According to multiple reports, the Edmonton Oilers have acquired centre Jerred Smithson from the Florida Panthers in exchange for a fourth-round draft picks.
Smithson is in the final year of a two-season deal with an annual cap hit of $800,000; he will be an unrestricted free agent upon the conclusion of his current contract. The 34-year old veteran has played 578 career regular season games and spent the bulk of his career with the Nashville Predators before joining the Panthers in exchange for a sixth-round draft pick near the 2012 trade deadline.
Smithson’s virtues as a player are defensive; he’s never scored 30 points at any level over a 13-year professional career and never hit 40 points in junior.

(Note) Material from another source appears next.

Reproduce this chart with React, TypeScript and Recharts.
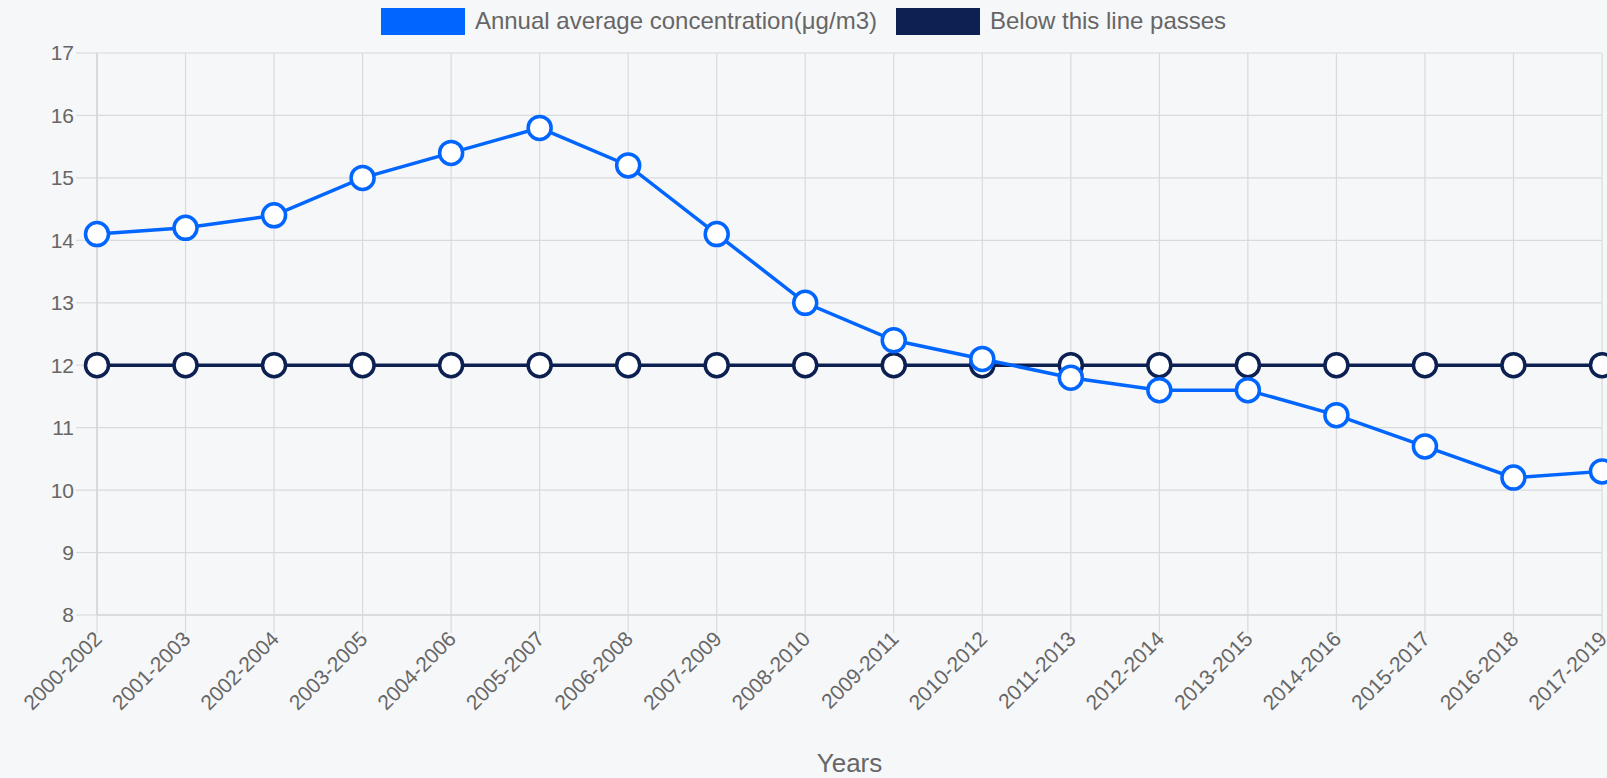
import React from "react";
import { LineChart, Line, XAxis, YAxis, CartesianGrid, Legend } from "recharts";

const categories = [
  "2000-2002", "2001-2003", "2002-2004", "2003-2005", "2004-2006", "2005-2007",
  "2006-2008", "2007-2009", "2008-2010", "2009-2011", "2010-2012", "2011-2013",
  "2012-2014", "2013-2015", "2014-2016", "2015-2017", "2016-2018", "2017-2019",
];
const concentration = [
  14.1, 14.2, 14.4, 15.0, 15.4, 15.8, 15.2, 14.1, 13.0, 12.4, 12.1, 11.8,
  11.6, 11.6, 11.2, 10.7, 10.2, 10.3,
];
const threshold = [
  12, 12, 12, 12, 12, 12, 12, 12, 12, 12, 12, 12, 12, 12, 12, 12, 12, 12,
];
const yTicks = [8, 9, 10, 11, 12, 13, 14, 15, 16, 17];

const seriesNames = {
  conc: "Annual average concentration(μg/m3)",
  limit: "Below this line passes",
};

const BLUE = "#0066ff";
const NAVY = "#0c2152";
const GRID = "#d9dadc";
const TEXT = "#666666";
const FONT = "'Liberation Sans', Arial, Helvetica, sans-serif";

const data = categories.map((c, i) => ({
  period: c,
  conc: concentration[i],
  limit: threshold[i],
}));

const XTick = (props: any) => {
  const { x, y, payload } = props;
  return (
    <g transform={`translate(${x + 1},${y})`}>
      <text
        x={0}
        y={0}
        dy="0.35em"
        textAnchor="end"
        transform="rotate(-45)"
        fill={TEXT}
        fontSize={21}
        fontFamily={FONT}
      >
        {payload.value}
      </text>
    </g>
  );
};

const LegendContent = () => {
  const items = [
    { name: seriesNames.conc, color: BLUE },
    { name: seriesNames.limit, color: NAVY },
  ];
  return (
    <div
      style={{
        height: 42,
        display: "flex",
        justifyContent: "center",
        alignItems: "flex-start",
        fontFamily: FONT,
      }}
    >
      {items.map((it, i) => (
        <div
          key={it.name}
          style={{
            display: "flex",
            alignItems: "center",
            marginRight: i === 0 ? 19 : 0,
            height: 42,
          }}
        >
          <div
            style={{
              width: 84,
              height: 27,
              background: it.color,
              marginRight: 10,
            }}
          />
          <span style={{ fontSize: 24, color: TEXT, whiteSpace: "nowrap" }}>
            {it.name}
          </span>
        </div>
      ))}
    </div>
  );
};

export default function App() {
  return (
    <div style={{ width: 1607, height: 778, background: "#f6f7f9" }}>
      <style>{`body{margin:0;background:#f6f7f9;}`}</style>
      <LineChart
        width={1607}
        height={778}
        data={data}
        margin={{ top: 11, right: 5, bottom: 0, left: 0 }}
      >
        <Legend
          verticalAlign="top"
          align="center"
          content={<LegendContent />}
          wrapperStyle={{ top: 0, left: 0, width: 1607 }}
        />
        <CartesianGrid stroke={GRID} strokeWidth={1.2} />
        <XAxis
          dataKey="period"
          interval={0}
          padding={{ left: 0, right: 0 }}
          height={163}
          tickSize={18}
          tickMargin={2}
          tickLine={{ stroke: GRID, strokeWidth: 1.2 }}
          axisLine={{ stroke: "#cfd0d2", strokeWidth: 1.2 }}
          tick={<XTick />}
          label={{
            value: "Years",
            position: "insideBottom",
            offset: 6,
            fill: TEXT,
            fontSize: 26,
            fontFamily: FONT,
          }}
        />
        <YAxis
          type="number"
          domain={[8, 17]}
          ticks={yTicks}
          interval={0}
          width={97}
          tickSize={21}
          tickMargin={2}
          tickLine={{ stroke: GRID, strokeWidth: 1.2 }}
          axisLine={{ stroke: "#cfd0d2", strokeWidth: 1.2 }}
          tick={{ fill: TEXT, fontSize: 21, fontFamily: FONT }}
        />
        <Line
          dataKey="limit"
          name={seriesNames.limit}
          stroke={NAVY}
          strokeWidth={3.5}
          dot={{ r: 11.5, fill: "#ffffff", stroke: NAVY, strokeWidth: 3.5 }}
          activeDot={false}
          isAnimationActive={false}
        />
        <Line
          dataKey="conc"
          name={seriesNames.conc}
          stroke={BLUE}
          strokeWidth={3.5}
          dot={{ r: 11.5, fill: "#ffffff", stroke: BLUE, strokeWidth: 3.5 }}
          activeDot={false}
          isAnimationActive={false}
        />
      </LineChart>
    </div>
  );
}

What he does bring is defensive acumen, size (listed at 6’3", 209 pounds), and a physical game. Despite his willingness to hit one thing he isn’t is a fighter; he hasn’t had a fighting major since 2009-10. He has won 54.8% of his faceoffs this season, and (importantly) is a right-handed shot – giving the Oilers a reliable right-handed option for defensive zone draws, something they haven’t had this season. He was also a regular penalty-killer with the Panthers.
The timing of the deal is interesting. The Oilers recently recalled Anton Lander, giving them a fourth centre and a player who could fill in for Eric Belanger, who has been injured for much of the year. Oilers analyst Bob Stauffer reports that Edmonton had Smithson on the radar earlier in the year when injuries were mounting; it seems odd that the deal wasn’t consumated at that time. A month ago, even a small trade like this would have been a god-send; now it’s far less urgent. Regardless, the addition does strengthen Edmonton’s depth, and if it (as seems likely) results in the demotion of Lander to Oklahoma it will provide the Oilers’ farm team with a valuable piece in their own playoff push.
Also interesting is the fact that the Oilers dealt a draft pick rather than a prospect. By my count, this brings the number of contracts in the Oilers organization to 53, with three of those (Oscar Klefbom, David Musil and Travis Ewanyk) not counting against the 50-man limit this season. A fourth-round pick is not a particularly dear asset, but moving a comparable prospect – perhaps a player like Curtis Hamilton or Tyler Pitlick – or packaging a bad minor-league contract (such as Cameron Abney’s) would have given the Oilers more flexibility.
As for Smithson himself, he isn’t likely to have much of an impact. In an average hour of 5-on-5 play this year, the Panthers have been out-shot 28-to-21 with Smithson on the ice, even worse than the 32-to-31 they’re typically out-shot with him off the ice. Smithson’s teams have been regularly out-shot by large amounts with him on the ice the last few years, but this season was particularly bad because in Nashville Smithson generally started two shifts in his own end for every offensive zone shift he played; this year the split has been almost 50/50. He’s probably best used as a reserve forward than as a regular member of the top-12, though Edmonton’s centre depth chart likely means he slots in on the fourth line as soon as he joins the team, something likely to happen during their California road trip.